Ацтеки, как пишет господин Кларк, использовали поперечную торакотомию для извлечения сердца. В ходе такой операции надрез делают по фронтальной части грудной клетки, начиная с одной стороны грудины между вторым и третьим ребром, и продолжая его горизонтально в противоположную сторону. Кость ломается поперечно, возможно, путем резкого удара или с помощью зубила. В результате образуется зияющая дыра. Легкие, открытые свежему воздуху, мгновенно разрушаются. Жертва быстро теряет сознание. И пока сердце продолжает биться, жрец проникает в грудную клетку и разъединяет артерии и вены. Выхватывает орган, еще пульсирующий, из его кровавой колыбели и поднимает к небу.
Так описано и в «Флорентийском кодексе» Бернардино де Саагуна:
Жрец, дары богам приносящий, достал орлиное гнездо,
Водрузил его на грудь пленника, где когда-то находилось сердце,
Вымазал его кровью, а вернее, утопил его в крови.
Потом поднял эту окровавленную чашу и вознес ее к небу.

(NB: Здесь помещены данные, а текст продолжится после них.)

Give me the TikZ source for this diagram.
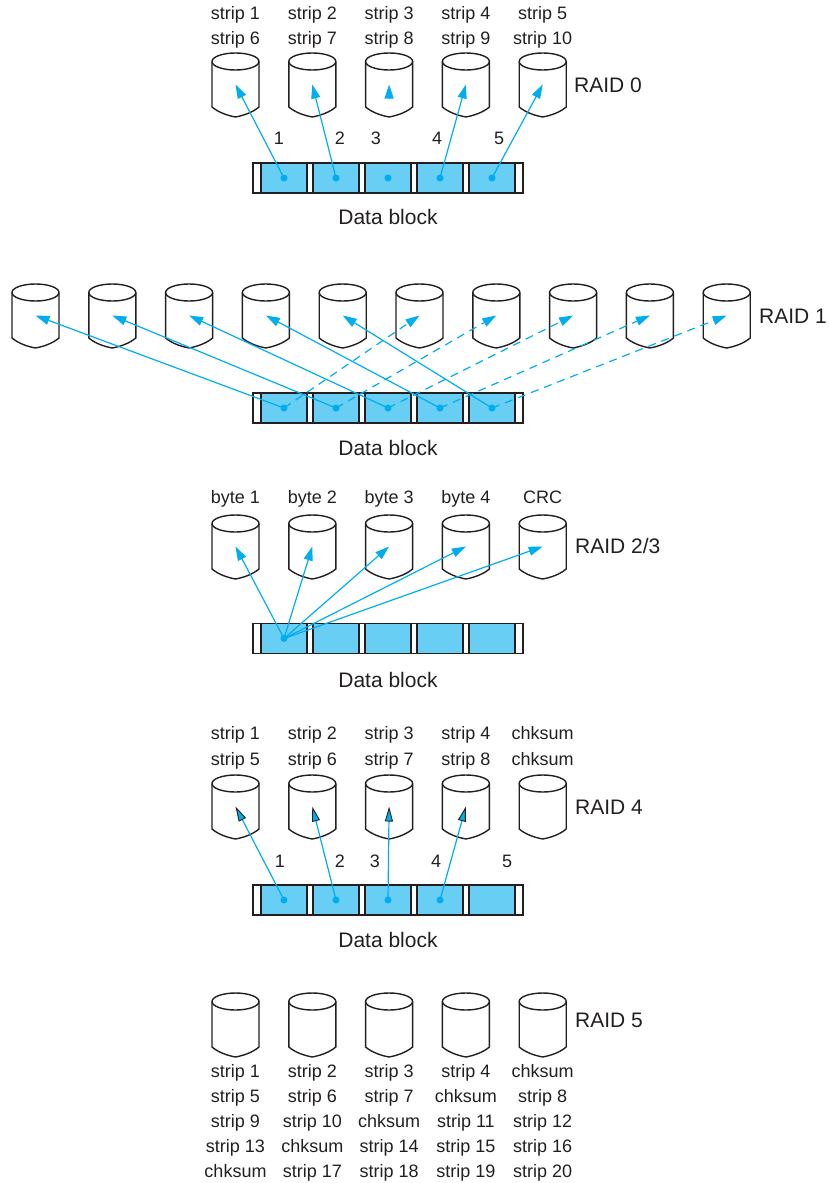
\documentclass[tikz,border=0pt]{standalone}
\usepackage{fontspec}
\setmainfont{Liberation Sans}
\usetikzlibrary{arrows.meta,calc}
\definecolor{raidblue}{RGB}{0,174,239}
\definecolor{cellblue}{RGB}{104,206,243}
\definecolor{ink}{RGB}{35,31,32}

\tikzset{
  pics/disk/.style={code={
    \draw[ink, line width=1.4pt] (0,0) ellipse [x radius=23.5pt, y radius=8.5pt];
    \draw[ink, line width=1.4pt] (-23.5,0) -- (-23.5,45.5) .. controls (-17,51) and (-8,54) .. (0,55.5)
      .. controls (8,54) and (17,51) .. (23.5,45.5) -- (23.5,0);
    \coordinate (-tip) at (0,23);
  }}
}

% frame of a data block with its five cells
\newcommand{\datablock}[2]{%
  \node[frame] (#1) at (388,#2) {};
  \foreach \i in {1,...,5}
    \node[cell] (#1\i) at ({232+52*\i},#2) {};
}

\begin{document}
\begin{tikzpicture}[x=1pt, y=-1pt,
  lbl/.style={anchor=base, inner sep=0pt, font=\fontsize{18}{22}\selectfont, text=ink},
  big/.style={anchor=base, inner sep=0pt, font=\fontsize{21}{25}\selectfont, text=ink},
  frame/.style={draw=ink, line width=1.7pt, fill=white, minimum width=270pt, minimum height=30pt, inner sep=0pt},
  cell/.style={draw=ink, line width=1.6pt, fill=cellblue, minimum width=46pt, minimum height=30pt, inner sep=0pt},
  arr/.style={raidblue, line width=1.2pt, -{Triangle[length=14pt, width=9pt]}},
  dsh/.style={arr, dash pattern=on 8pt off 6pt},
  arrk/.style={raidblue, line width=1.2pt, -{Triangle[length=15pt, width=8pt, color=ink, fill=raidblue, line width=0.9pt]}}]
\useasboundingbox (0,0) rectangle (829,1183);

% RAID 0
\foreach \i in {1,...,5}{
  \pic (r0d\i) at ({158.7+76.8*\i},61.5) {disk};
  \pgfmathtruncatemacro\j{\i+5}
  \node[lbl] (r0s\i) at ({158.7+76.8*\i},19.5) {strip \i};
  \node[lbl] (r0t\i) at ({158.7+76.8*\i},44.5) {strip \j};
}
\node[big, anchor=base west] (r0name) at (574,92) {RAID 0};
\foreach \n/\x in {1/279, 2/340, 3/376, 4/437, 5/499}
  \node[lbl] (r0n\n) at (\x,144) {\n};
\datablock{r0b}{178}
\node[big] (r0lbl) at (388,224.5) {Data block};
\foreach \i in {1,2,4,5}
  \draw[arr] (r0b\i.center) -- (r0d\i-tip);
\draw[arr] ($(r0d3-tip)+(0,14)$) -- (r0d3-tip);
\foreach \i in {1,...,5}
  \fill[raidblue] (r0b\i) circle[radius=3.5pt];

% RAID 1
\foreach \i in {1,...,10}
  \pic (r1d\i) at ({-41.3+76.8*\i},292.5) {disk};
\node[big, anchor=base west] (r1name) at (759,323) {RAID 1};
\datablock{r1b}{408}
\node[big] (r1lbl) at (388,455.5) {Data block};
\foreach \i in {1,...,5}{
  \pgfmathtruncatemacro\j{\i+5}
  \draw[arr] (r1b\i.center) -- (r1d\i-tip);
  \draw[dsh] (r1b\i.center) -- (r1d\j-tip);
  \fill[raidblue] (r1b\i) circle[radius=3.5pt];
}

% RAID 2/3
\foreach \t [count=\i] in {byte 1, byte 2, byte 3, byte 4, CRC}{
  \pic (r2d\i) at ({158.7+76.8*\i},523.5) {disk};
  \node[lbl] (r2s\i) at ({158.7+76.8*\i},503) {\t};
}
\node[big, anchor=base west] (r2name) at (575,553) {RAID 2/3};
\datablock{r2b}{638.5}
\node[big] (r2lbl) at (388,687) {Data block};
\foreach \i in {1,...,5}
  \draw[arr] (r2b1.center) -- (r2d\i-tip);
\fill[raidblue] (r2b1) circle[radius=3.5pt];

% RAID 4
\foreach \t/\u [count=\i] in {strip 1/strip 5, strip 2/strip 6, strip 3/strip 7, strip 4/strip 8, chksum/chksum}{
  \pic (r4d\i) at ({158.7+76.8*\i},783.5) {disk};
  \node[lbl] (r4s\i) at ({158.7+76.8*\i},739.5) {\t};
  \node[lbl] (r4t\i) at ({158.7+76.8*\i},765) {\u};
}
\node[big, anchor=base west] (r4name) at (575,814) {RAID 4};
\foreach \n/\x in {1/280, 2/340, 3/375, 4/436, 5/507}
  \node[lbl] (r4n\n) at (\x,867) {\n};
\datablock{r4b}{900}
\node[big] (r4lbl) at (388,947) {Data block};
\foreach \i in {1,...,4}{
  \draw[arrk] (r4b\i.center) -- (r4d\i-tip);
  \fill[raidblue] (r4b\i) circle[radius=3.5pt];
}

% RAID 5
\foreach \i in {1,...,5}
  \pic (r5d\i) at ({158.7+76.8*\i},1001.5) {disk};
\node[big, anchor=base west] (r5name) at (575,1027.5) {RAID 5};
\foreach \row [count=\r] in {{strip 1,strip 2,strip 3,strip 4,chksum},
    {strip 5,strip 6,strip 7,chksum,strip 8},
    {strip 9,strip 10,chksum,strip 11,strip 12},
    {strip 13,chksum,strip 14,strip 15,strip 16},
    {chksum,strip 17,strip 18,strip 19,strip 20}}
  \foreach \t [count=\i] in \row
    \node[lbl] (r5s\r\i) at ({158.7+76.8*\i},{1052+25*\r}) {\t};
\end{tikzpicture}
\end{document}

И было сказано: «Сие питье для солнца».
И вслед за тем победитель излил кровь своего пленника
В зеленую чашу с оперением
И выпил ее до дна.
А после отправился вскармливать демонов.
Вскармливание демонов.
Какое великое предназначение крови!
Я думаю об этом, глядя на тончайшую струйку, которая закачивается в пипетку. Меня окружают лотки с пробирками, и в комнате гудят аппараты. Древние считали кровь священной субстанцией, средоточием жизни, пищей для монстров, и я разделяю их пиетет, хотя и понимаю, что кровь всего лишь биологическая жидкость, взвесь клеток в плазме. Это вещество, с которым я работаю каждый день.